Das klingt dann doch alles nach einem Totalverriss des Gesetzentwurfes. Sollte die Regierung ihren Entwurf einsammeln und noch einmal zurück über Los?

Mohring: Tatsache ist: Dieses Gesetz ist in der Anhörung im Landtag mit Pauken und Trompeten durchgefallen. Nicht alleine bei der Landesrektorenkonferenz. Wenn das parlamentarische Verfahren überhaupt einen Sinn haben soll, dann sollte die Landesregierung ihren Entwurf tatsächlich zurückziehen und einen neuen Gesetzentwurf vorlegen, der ohne den ganzen ideologischen Ballast auskommt. Und ich mache für die CDU-Fraktion ein ganz konkretes Angebot. Wir sind bereit, mit Rot-Rot-Grün über einen gemeinsamen Gesetzentwurf zu reden. Forschung und Lehre bleiben wichtige Themen, egal wer regiert.

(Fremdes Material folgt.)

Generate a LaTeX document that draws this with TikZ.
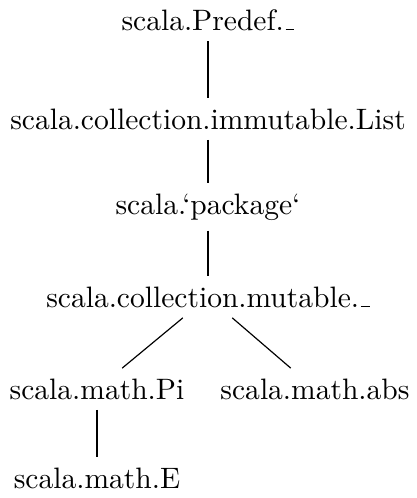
\documentclass[tikz,border=0pt]{standalone}
\newcommand{\lowbar}{\leavevmode\kern.06em\vbox{\hrule width.3em}}
\begin{document}
\begin{tikzpicture}[x=0.3385pt,y=-0.3385pt,
  pkg/.style={inner sep=0.3333em},
  link/.style={draw=black,line width=0.4pt}]
\useasboundingbox (0,0) rectangle (416,498);
\node[pkg] (predef)  at (208,20.1)  {scala.Predef.\lowbar};
\node[pkg] (list)    at (208,119) {scala.collection.immutable.List};
\node[pkg] (package) at (208,207) {scala.`package`};
\node[pkg] (mutable) at (208,297) {scala.collection.mutable.\lowbar};
\node[pkg] (pi)      at (97,389)  {scala.math.Pi};
\node[pkg] (abs)     at (315,389) {scala.math.abs};
\node[pkg] (e)       at (97,478.1)  {scala.math.E};
\draw[link] (predef) -- (list);
\draw[link] (list) -- (package);
\draw[link] (package) -- (mutable);
\draw[link] (mutable) -- (pi);
\draw[link] (mutable) -- (abs);
\draw[link] (pi) -- (e);
\end{tikzpicture}
\end{document}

Scharff: Das würde ich sofort mittragen. An Gesetzen, die Schulen, Bildung und Hochschulen betreffen, sollte man nicht allzu oft herum schrauben. Was sich bewährt hat, sollte man beibehalten. Am Ende geht es doch um die Wettbewerbsfähigkeit und das Wohlergehen unseres Landes. Wir müssen die Strukturen stärken, die uns Innovationskraft bringen. Wenn wir die nicht mehr haben, haben wir gar nichts mehr. Vor allem deshalb brauchen wir Hochschulen, die unabhängig sind.